▶ _Directions for this task_
Begin with the first line of the material and copy each line word for word through the line that contains "const panelLetters = ['A', 'B'];"; the pictures are left out.
------------
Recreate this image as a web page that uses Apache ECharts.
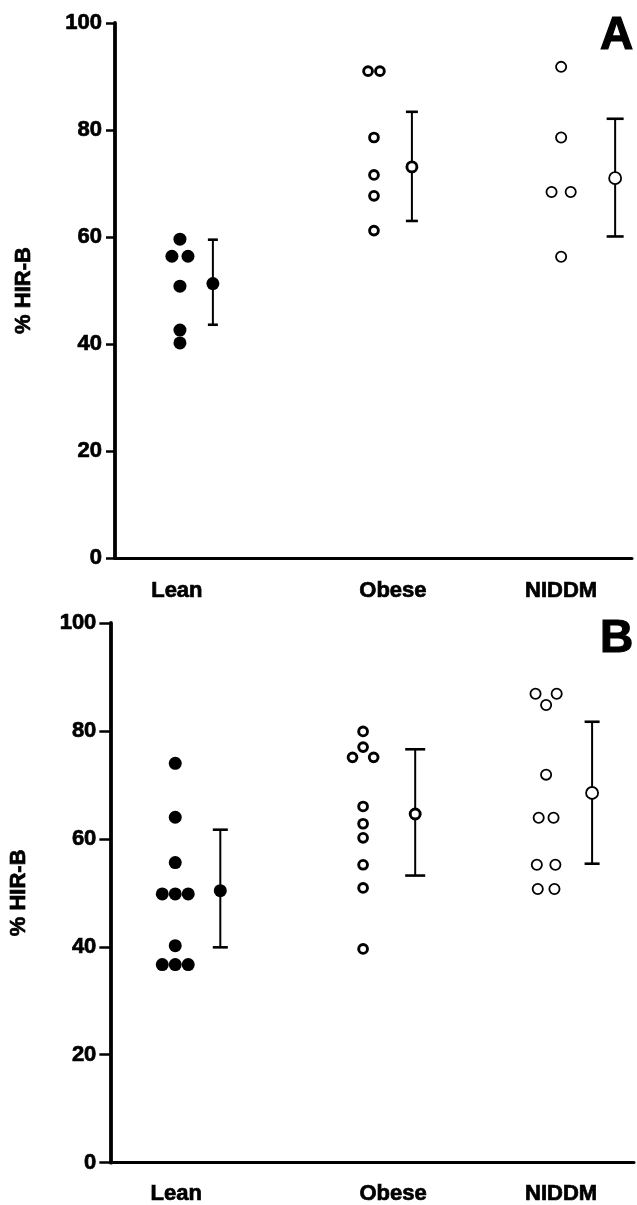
<!DOCTYPE html>
<html>
<head>
<meta charset="utf-8">
<script src="https://cdn.jsdelivr.net/npm/echarts@6/dist/echarts.min.js"></script>
<style>
html,body{margin:0;padding:0;background:#fff;}
#chart{width:637px;height:1205px;}
</style>
</head>
<body>
<div id="chart"></div>
<script>
// ---------- DATA ----------
const categories = ['Lean', 'Obese', 'NIDDM'];
const yTicks = [0, 20, 40, 60, 80, 100];
const yAxisTitle = '% HIR-B';
const panelLetters = ['A', 'B'];

// Panel A: individual values
const leanA  = [59.6, 56.4, 56.4, 50.8, 42.6, 40.2];
const obeseA = [91.0, 91.0, 78.6, 71.6, 67.7, 61.2];
const niddmA = [91.8, 78.6, 68.4, 68.4, 56.3];
// Panel A: group mean and error bar ends
const meanA  = [51.3, 73.1, 71.0];
const upperA = [59.5, 83.4, 82.1];
const lowerA = [43.6, 63.0, 60.1];

// Panel B: individual values
const leanB  = [74.0, 64.0, 55.6, 49.8, 49.8, 49.8, 40.2, 36.7, 36.7, 36.7];
const obeseB = [79.9, 77.0, 75.1, 75.1, 66.0, 62.8, 60.2, 55.2, 50.9, 39.6];
const niddmB = [86.9, 86.9, 84.8, 71.9, 63.9, 63.9, 55.2, 55.2, 50.7, 50.7];
// Panel B: group mean and error bar ends
const meanB  = [50.4, 64.6, 68.5];
const upperB = [61.7, 76.6, 81.7];
const lowerB = [39.9, 53.2, 55.4];

// ---------- LAYOUT (positions in category units, styles) ----------
const layoutA = {
  grid: {left: 115, top: 23, width: 517, height: 535},
  xMin: -0.339, xMax: 2.360,
  dotCol: [0, 1.013, 1.99],
  meanCol: [0.172, 1.211, 2.272],
  labelCol: [-0.016, 1.112, 1.99],
  jitter: [
    [0, -0.042, 0.042, 0, 0, 0],
    [-0.031, 0.031, 0, 0, 0, 0],
    [0, 0, -0.05, 0.05, 0]
  ],
  capHalf: [5, 6, 8.5],
  labelMargin: 22, tickLen: 9, tickLabelMargin: 13, nameGap: 80,
  letterLeft: 600, letterTop: 13
};
const layoutB = {
  grid: {left: 110, top: 623, width: 524, height: 540},
  xMin: -0.350, xMax: 2.474,
  dotCol: [0, 1.013, 2.0],
  meanCol: [0.243, 1.294, 2.248],
  labelCol: [0.005, 1.175, 2.081],
  jitter: [
    [0, 0, 0, -0.07, 0, 0.07, 0, -0.07, 0, 0.07],
    [0, 0, -0.057, 0.057, 0, 0, 0, 0, 0, 0],
    [-0.057, 0.057, 0, 0, -0.04, 0.04, -0.05, 0.05, -0.045, 0.045]
  ],
  capHalf: [7.5, 10, 7.5],
  labelMargin: 20, tickLen: 11, tickLabelMargin: 14, nameGap: 80,
  letterLeft: 600, letterTop: 616
};

const FONT = 'Liberation Sans';
const HEAVY = {textBorderColor: '#000', textBorderWidth: 0.7};
// styles per group: filled, thick open, thin open
const groupStyle = [
  {dot: {size: 13, fill: '#000', border: 0}, mean: {size: 13, fill: '#000', border: 0}},
  {dot: {size: 8.8, fill: '#fff', border: 2.9}, mean: {size: 10, fill: '#fff', border: 2.9}},
  {dot: {size: 10.2, fill: '#fff', border: 1.8}, mean: {size: 12, fill: '#fff', border: 1.8}}
];

function buildPanel(idx, layout, groups, mean, upper, lower) {
  const series = [];
  const xAxis = {
    gridIndex: idx, type: 'value', min: layout.xMin, max: layout.xMax,
    splitLine: {show: false},
    axisTick: {show: false},
    axisLine: {show: true, onZero: false, lineStyle: {color: '#000', width: 3}},
    axisLabel: Object.assign({
      show: true,
      customValues: layout.labelCol,
      margin: layout.labelMargin,
      color: '#000', fontFamily: FONT, fontWeight: 'bold', fontSize: 22,
      formatter: function (v) {
        for (let i = 0; i < layout.labelCol.length; i++) {
          if (Math.abs(layout.labelCol[i] - v) < 1e-6) return categories[i];
        }
        return '';
      }
    }, HEAVY)
  };
  const yAxis = {
    gridIndex: idx, type: 'value', min: yTicks[0], max: yTicks[yTicks.length - 1],
    interval: yTicks[1] - yTicks[0],
    splitLine: {show: false},
    axisLine: {show: true, onZero: false, lineStyle: {color: '#000', width: 3.8}},
    axisTick: {show: true, inside: false, length: layout.tickLen, lineStyle: {color: '#000', width: 2.5}},
    axisLabel: Object.assign({color: '#000', fontFamily: FONT, fontWeight: 'bold', fontSize: 22, margin: layout.tickLabelMargin}, HEAVY),
    name: yAxisTitle, nameLocation: 'middle', nameRotate: 90, nameGap: layout.nameGap,
    nameTextStyle: Object.assign({color: '#000', fontFamily: FONT, fontWeight: 'bold', fontSize: 22}, HEAVY)
  };

  groups.forEach(function (vals, g) {
    const st = groupStyle[g].dot;
    series.push({
      type: 'scatter', xAxisIndex: idx, yAxisIndex: idx, z: 3,
      symbol: 'circle', symbolSize: st.size,
      itemStyle: {color: st.fill, borderColor: '#000', borderWidth: st.border, opacity: 1},
      data: vals.map(function (v, i) { return [layout.dotCol[g] + layout.jitter[g][i], v]; }),
      silent: true
    });
  });

  // error bars
  series.push({
    type: 'custom', xAxisIndex: idx, yAxisIndex: idx, z: 2, silent: true,
    data: mean.map(function (m, g) { return [layout.meanCol[g], lower[g], upper[g]]; }),
    renderItem: function (params, api) {
      const x = api.value(0);
      const lo = api.coord([x, api.value(1)]);
      const hi = api.coord([x, api.value(2)]);
      const h = layout.capHalf[params.dataIndex];
      const st = {stroke: '#000', lineWidth: 2};
      const cst = {stroke: '#000', lineWidth: 2.6};
      return {
        type: 'group',
        children: [
          {type: 'line', shape: {x1: lo[0], y1: lo[1], x2: hi[0], y2: hi[1]}, style: st},
          {type: 'line', shape: {x1: hi[0] - h, y1: hi[1], x2: hi[0] + h, y2: hi[1]}, style: cst},
          {type: 'line', shape: {x1: lo[0] - h, y1: lo[1], x2: lo[0] + h, y2: lo[1]}, style: cst}
        ]
      };
    }
  });

  // means
  mean.forEach(function (m, g) {
    const st = groupStyle[g].mean;
    series.push({
      type: 'scatter', xAxisIndex: idx, yAxisIndex: idx, z: 4,
      symbol: 'circle', symbolSize: st.size,
      itemStyle: {color: st.fill, borderColor: '#000', borderWidth: st.border, opacity: 1},
      data: [[layout.meanCol[g], m]], silent: true
    });
  });

  return {xAxis: xAxis, yAxis: yAxis, series: series,
          grid: Object.assign({containLabel: false}, layout.grid),
          title: {text: panelLetters[idx], left: layout.letterLeft, top: layout.letterTop, padding: 0,
                  textStyle: Object.assign({color: '#000', fontFamily: FONT, fontWeight: 'bold', fontSize: 46}, {textBorderColor: '#000', textBorderWidth: 1.2})}};
}

const pA = buildPanel(0, layoutA, [leanA, obeseA, niddmA], meanA, upperA, lowerA);
const pB = buildPanel(1, layoutB, [leanB, obeseB, niddmB], meanB, upperB, lowerB);

const chart = echarts.init(document.getElementById('chart'), null, {renderer: 'canvas'});
chart.setOption({
  backgroundColor: '#fff',
  animation: false,
  title: [pA.title, pB.title],
  grid: [pA.grid, pB.grid],
  xAxis: [pA.xAxis, pB.xAxis],
  yAxis: [pA.yAxis, pB.yAxis],
  series: pA.series.concat(pB.series)
});
</script>
</body>
</html>
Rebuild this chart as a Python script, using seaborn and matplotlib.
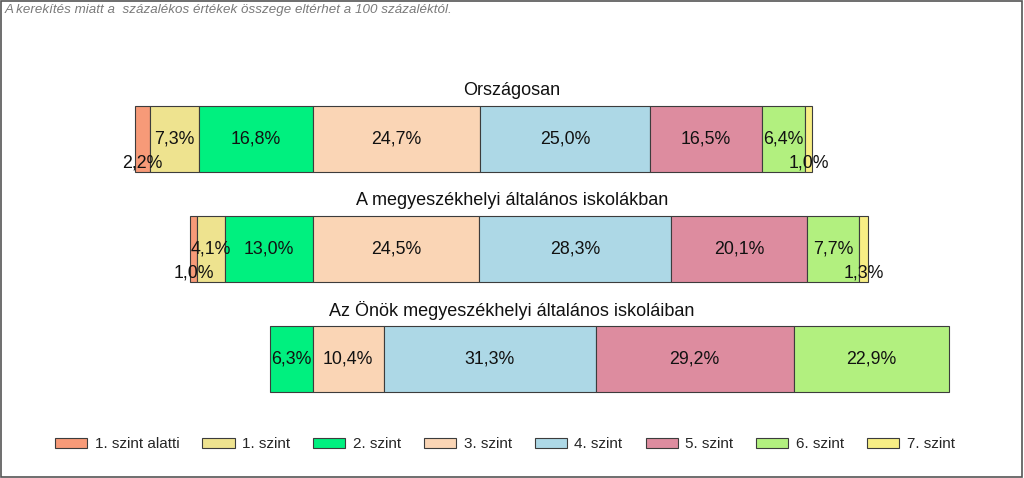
import matplotlib
matplotlib.use('Agg')
import matplotlib.pyplot as plt
import matplotlib.patches as mpatches
import numpy as np
import pandas as pd
import seaborn as sns

groups = ['Országosan',
          'A megyeszékhelyi általános iskolákban',
          'Az Önök megyeszékhelyi általános iskoláiban']
levels = ['1. szint alatti', '1. szint', '2. szint', '3. szint',
          '4. szint', '5. szint', '6. szint', '7. szint']
orszagos = [2.2, 7.3, 16.8, 24.7, 25.0, 16.5, 6.4, 1.0]
megye = [1.0, 4.1, 13.0, 24.5, 28.3, 20.1, 7.7, 1.3]
onok = [0.0, 0.0, 6.3, 10.4, 31.3, 29.2, 22.9, 0.0]
colors = ['#F79A78', '#EEE38F', '#00F07F', '#FAD5B5',
          '#ADD8E6', '#DD8C9F', '#B2F07F', '#F7EE85']
note = 'A kerekítés miatt a  százalékos értékek összege eltérhet a 100 százaléktól.'

data = pd.DataFrame([orszagos, megye, onok], index=groups, columns=levels)

sns.set_theme(style='white')
plt.rcParams['font.family'] = ['Liberation Sans', 'DejaVu Sans']
palette = sns.color_palette(colors)

fig = plt.figure(figsize=(10.24, 4.78), dpi=100)
ax = fig.add_axes([0, 0, 1, 1])

# x = 0 sits at the boundary between 2. and 3. szint
px_per_pct = 6.78
ax.set_xlim(-313 / px_per_pct, (1024 - 313) / px_per_pct)
ax.set_ylim((478 - 139) / 110, -139 / 110)
ax.axis('off')

edge = '#3c3c3c'
for i, group in enumerate(groups):
    row = data.loc[group].values
    left = -row[:3].sum()
    for j, v in enumerate(row):
        if v > 0:
            ax.barh(i, v, left=left, height=0.6, color=palette[j],
                    edgecolor=edge, linewidth=0.8)
            lab = f'{v:.1f}'.replace('.', ',') + '%'
            ly = i + 0.22 if v < 3 else i
            ax.text(left + v / 2, ly, lab, ha='center', va='center',
                    fontsize=12.8, color='#111111')
        left += v
    ax.text(0.5, i - 0.44, group, transform=ax.get_yaxis_transform(),
            ha='center', va='center', fontsize=13, color='#111111')

handles = [mpatches.Patch(facecolor=palette[j], edgecolor=edge, linewidth=0.8,
                          label=levels[j]) for j in range(len(levels))]
fig.legend(handles=handles, loc='center', ncol=8, frameon=False,
           bbox_to_anchor=(505 / 1024, 1 - 444 / 478), fontsize=11,
           handlelength=2.1, handleheight=0.65, handletextpad=0.5,
           columnspacing=1.5)

fig.text(5 / 1024, 1 - 10 / 478, note, ha='left', va='center',
         fontsize=9.6, style='italic', color='#7a7a7a')

fig.patches.append(mpatches.Rectangle((0.001, 0.002), 0.997, 0.995,
                                      transform=fig.transFigure, fill=False,
                                      edgecolor='#555555', linewidth=1.2))

fig.savefig('out.png', dpi=100)
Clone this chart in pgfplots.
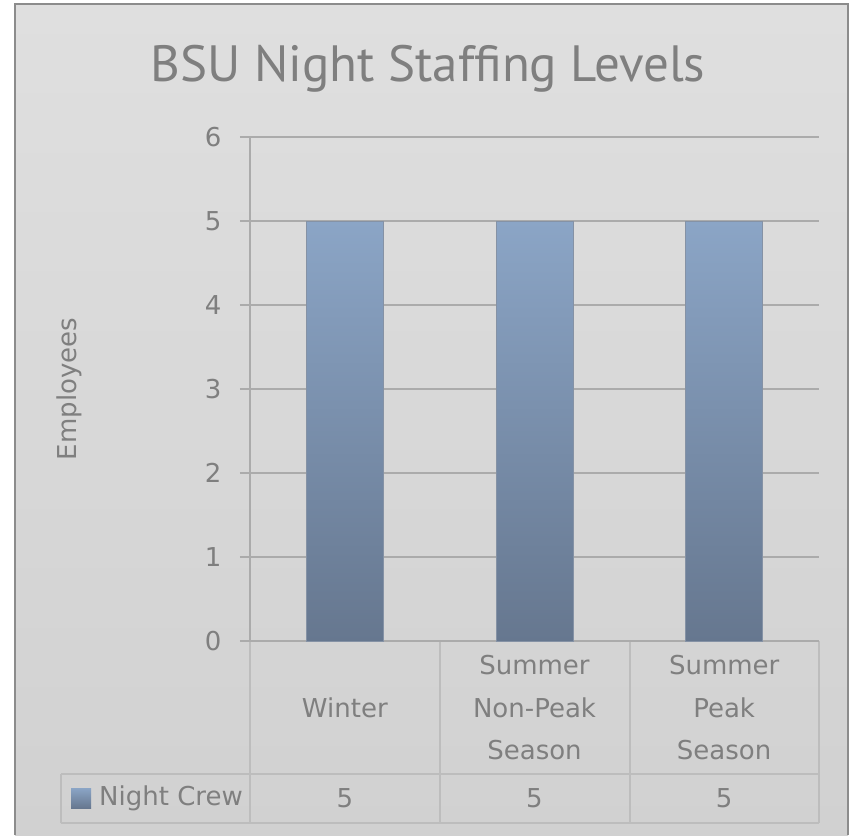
------------
▶ _Solved exercise_
Recreate this image as a web page that uses Apache ECharts.
<!DOCTYPE html>
<html>
<head>
<meta charset="utf-8">
<script src="https://cdn.jsdelivr.net/npm/echarts@6/dist/echarts.min.js"></script>
<style>
html,body{margin:0;padding:0;background:#fff;}
#chart{width:637px;height:1205px;}
</style>
</head>
<body>
<div id="chart"></div>
<script>
// ---------- DATA ----------
const categories = ['Lean', 'Obese', 'NIDDM'];
const yTicks = [0, 20, 40, 60, 80, 100];
const yAxisTitle = '% HIR-B';
const panelLetters = ['A', 'B'];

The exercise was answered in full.